Réplique du plaignant
Le plaignant,
monsieur Richard Saindon, informait le Conseil qu’il n’avait pas d’autres
commentaires à apporter dans ce dossier.
Analyse
Les médias et les journalistes doivent éviter non seulement les conflits d’intérêts, mais toute situation risquant de les faire paraître en de tels conflits, et partant, de compromettre leur crédibilité d’informateurs publics et l’intégrité de l’information qu’ils rapportent. De façon générale, une personne est en conflit d’intérêts ou en apparence de conflit d’intérêts lorsqu’elle se retrouve dans une situation telle, que son impartialité puisse être mise en doute. Les journalistes ne doivent pas couvrir, par conséquent, les événements dans lesquels ils sont impliqués ou dans lesquels ils semblent avoir partie liée.
Les entreprises de presse ont, pour leur part, la responsabilité de veiller à ce que les journalistes ne se retrouvent pas, de par leurs affectations, en situation de conflit d’intérêts ou d’apparence de conflit d’intérêts.
Dans le cas présent, le Conseil blâme le journaliste pour s’être placé dans une situation de conflit d’intérêts en faisant la couverture des audiences du CRTC relatives à la demande de permis de radiodiffusion de la Radio Communautaire du comté, alors qu’il était l’un des trois représentants de cette radio à présenter le dossier devant le CRTC lors desdites audiences.

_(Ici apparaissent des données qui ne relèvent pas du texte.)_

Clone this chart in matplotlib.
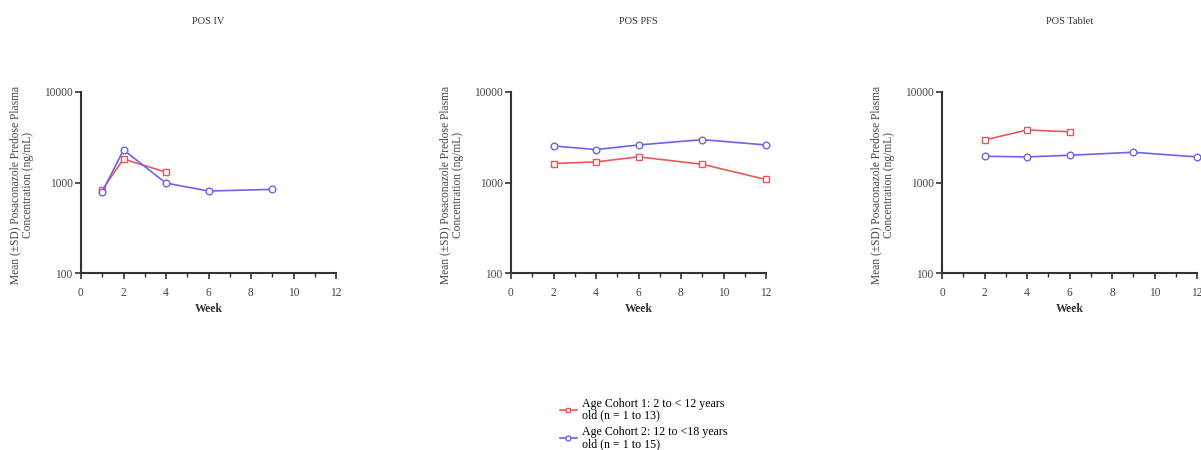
import matplotlib
matplotlib.use("Agg")
import matplotlib.pyplot as plt
from matplotlib.ticker import FixedLocator, NullLocator, NullFormatter

plt.rcParams['font.family'] = ['Liberation Serif', 'DejaVu Serif']

titles = ["POS IV", "POS PFS", "POS Tablet"]

# Age Cohort 1 (red squares)
c1_weeks = [[1, 2, 4], [2, 4, 6, 9, 12], [2, 4, 6]]
c1_vals = [[830, 1820, 1300], [1620, 1690, 1920, 1590, 1080], [2950, 3800, 3640]]
# Age Cohort 2 (blue circles)
c2_weeks = [[1, 2, 4, 6, 9], [2, 4, 6, 9, 12], [2, 4, 6, 9, 12]]
c2_vals = [[785, 2290, 985, 805, 840], [2535, 2310, 2600, 2975, 2600], [1950, 1918, 2000, 2158, 1918]]

c1_label = "Age Cohort 1: 2 to < 12 years\nold (n = 1 to 13)"
c2_label = "Age Cohort 2: 12 to <18 years\nold (n = 1 to 15)"
ylabel = "Mean (\u00b1SD) Posaconazole Predose Plasma\nConcentration (ng/mL)"

red = "#e8585a"
blue = "#6a64ec"
axcol = "#333333"

W, H = 1201, 450
fig = plt.figure(figsize=(W / 100, H / 100), dpi=100)
lefts = [81, 511, 942]
bottom_px, top_px = 273, 92
width_px = 255
height_px = bottom_px - top_px

for i, lp in enumerate(lefts):
    ax = fig.add_axes([lp / W, 1 - bottom_px / H, width_px / W, height_px / H])
    ax.set_yscale('log')
    ax.set_xlim(0, 12)
    ax.set_ylim(100, 10000)
    ax.plot(c1_weeks[i], c1_vals[i], color=red, lw=1.2, marker='s', ms=4.8,
            mfc='white', mec=red, mew=1.0, label=c1_label, clip_on=False)
    ax.plot(c2_weeks[i], c2_vals[i], color=blue, lw=1.2, marker='o', ms=4.8,
            mfc='white', mec=blue, mew=1.0, label=c2_label, clip_on=False)
    for s in ['top', 'right']:
        ax.spines[s].set_visible(False)
    for s in ['left', 'bottom']:
        ax.spines[s].set_color(axcol)
        ax.spines[s].set_linewidth(1.5)
    ax.xaxis.set_major_locator(FixedLocator([0, 2, 4, 6, 8, 10, 12]))
    ax.xaxis.set_minor_locator(FixedLocator([1, 3, 5, 7, 9, 11]))
    ax.yaxis.set_major_locator(FixedLocator([100, 1000, 10000]))
    ax.yaxis.set_minor_locator(NullLocator())
    ax.yaxis.set_minor_formatter(NullFormatter())
    ax.set_yticklabels(["100", "1000", "10000"])
    ax.tick_params(axis='both', which='major', direction='out', length=4, width=1.2,
                   color=axcol, labelsize=8.3, labelcolor='#444444')
    ax.tick_params(axis='x', which='major', pad=6)
    ax.tick_params(axis='y', which='major', pad=2)
    ax.tick_params(axis='x', which='minor', direction='out', length=3, width=1.0, color=axcol)
    ax.set_xlabel("Week", fontsize=8.5, color='#333333', labelpad=3, fontweight='bold')
    ax.set_ylabel(ylabel, fontsize=8.3, color='#444444', linespacing=1.05, va='center')
    ax.yaxis.set_label_coords((22 - 81) / width_px, (273 - 185) / height_px)
    fig.text((lp + width_px / 2) / W, 1 - 21 / H, titles[i], ha='center', va='center',
             fontsize=7.5, color='#333333')
    if i == 0:
        handles, labels = ax.get_legend_handles_labels()

leg = fig.legend(handles, labels, loc='upper left', bbox_to_anchor=(555 / W, 1 - 393 / H),
                 frameon=False, handlelength=1.4, handletextpad=0.45,
                 labelspacing=0.35, borderaxespad=0, markerscale=0.75,
                 prop={'size': 8.6})
for t in leg.get_texts():
    t.set_linespacing(1.0)

fig.savefig("out.png", dpi=100)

Le Conseil blâme également la direction du journal pour avoir affecté le journaliste Réal-Jean Couture à la couverture de ce dossier, d’autant plus qu’elle connaissait à l’avance les liens existant entre le journaliste et le dossier en question.
Quoique le Conseil soit sensible aux contraintes auxquelles certaines entreprises de presse régionales font face en matière d’effectifs, il considère néanmoins que les médias doivent veiller à éviter, dans leurs affectations, toute situation de conflit d’intérêts ou d’apparence de tels conflits, ainsi que toute situation susceptible de compromettre l’intégrité de diffusée ou publiée.